Sometimes parents complain about the difficulties of raising a teen. Does anyone think its easy being a teen and having parents? Even Christian parents can be hard to handle. But, why so much conflict?
Understanding God’s blueprint for teens may help. When you were a child, THEY made all the decisions and THEY were responsible for you. They decided when you went to bed and what you wore and they were responsible to give you food and read you the Bible. When you are an adult, YOU alone will make all your decisions and YOU alone will be responsible to pay your rent, buy your clothes, and decide where you spend your free time. Therefore, the principle is, "Whoever is responsible, makes the decisions!"
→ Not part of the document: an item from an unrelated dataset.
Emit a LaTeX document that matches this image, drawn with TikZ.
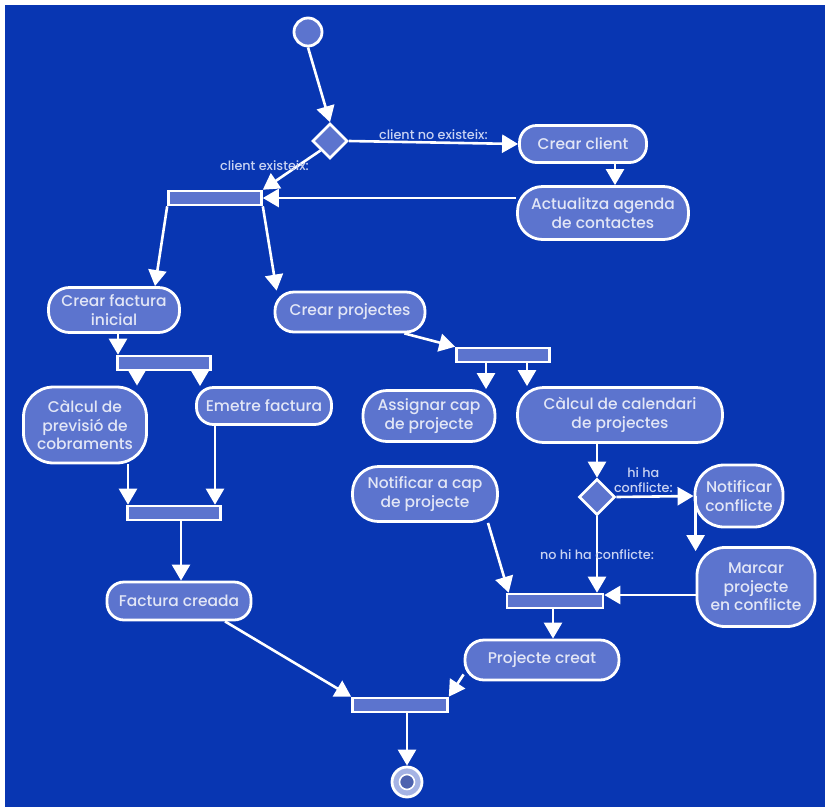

Between childhood and adulthood, there are seven years of "teenagerhood." In this time, you begin to want to make your own decisions about what you wear, what music you listen to, and which friends you hang out with. This is good. God made it that way so you will begin to think about choices and get practice making them. However, go look at your parents’ tax forms. You are listed as a "dependent." That means they are still responsible, so legally and Biblically they have the final say. Your parents are preparing you for the day when you will take the full package of decision-making and responsibility and run with it in a God-honoring way. But for now, God’s blueprint has you living for more than half a decade (ages 13-19) in this special position.
Can you see the beauty of God’s design? Have you ever thanked Him for it? You get five years of decision practice under the guidance of two people who have experience (they were teenagers once too!), who love you, and have to answer to God for the training they give you.
So, what should you do? God says, "Children, obey your parents in the Lord: for this is right. Honor your father and mother; which is the first commandment with promise." (Ephesians 6:1-2). The last thing a teen wants is to be called a child. However, God is not insulting you; He is just using it in the sense of "dependent." God’s blueprint calls for you to "obey" your parents. That means, you can have a strong opinion, but they get the final say. Perhaps you won’t agree with their choice, but as a Christian teen, you should choose to carry out their decision because, "This is right!" It may not be easy, but it is good for you, the family, society, and the Lord.
But what if they are wrong? This is a special concern of Christian teens whose parents are not saved. This takes patience and discernment and perhaps it is best to consult with mature believers. If it is a violation of law or a clear commandment in Scripture, then carefully and kindly seek a way to minimize offense to them and maximize obedience to God. The limit is to obey them "in the Lord."
But what if your parents just don’t understand? "Obey your parents," says God. Why? Is it weak or wrong to submit? The Lord Jesus did. When He was 12, Mary and Joseph did not understand why He had stayed for three days at the temple instead of going home with the family. Jesus explained, "I must be about My Father’s business” (Luke 2:49, KJV). But when Mary and Joseph said He should go to Nazareth, "he went down with them and came to Nazareth and was submissive to them" (Luke 2:51). Doing what your parents want, even when they don’t understand, is not only right, it is Christlike!
So, what can you do to make life with your parents better? Don’t wait for them! God wants you to do far more than knuckle under and grimly and grudgingly do what they say. Don’t play the victim card and say, "I can’t help the situation." Go ahead and take responsibility for the relationship. Eat with them. Go out with them. Get their opinion. Compliment them. Learn from their experiences. Talk to them. Share with them what you learn in meetings. Get their understanding of verses you can’t interpret. Even ask them to come pray with you.
Remember, you are responsible to God to honor your parents for the rest of your life. So, start now! It may be a tough assignment, but go for it. With God’s help, you can.
Will it be worth it?
If you don’t learn how to properly treat and honor your parents, you will not learn how to care for other Christians. God says to treat him (an older believer) "as you would a father" and "older women as mothers" (1 Timothy 5:1, 2). So, learn now while you can.
Also, every man and woman of God in Scripture developed a good relationship with their parents. On the contrary, many whose lives were disasters chose to dishonor their parents. This is why God says, "that it may be well with thee." If you want to prosper spiritually, you must learn to work with your parents. They are God’s chosen government in your home and they are responsible for you. So, have an opinion, and learn to express it properly. But in the end, honor them with obedience.
Check your attitude toward the parents God gave you. Do you thank God for them? Do you pray for them? Do you want to have a good long-term relationship with them? Do you want your teenagers to treat you the way you treat them? Are you obeying God by obeying them? Do you take responsibility for your relationship with them?
Work at it and give them joy. God says, "A wise son makes a glad father, but a foolish man despises his mother" (Proverbs 15:20). The choice and the challenge are yours. What are you going to do with the parents you have?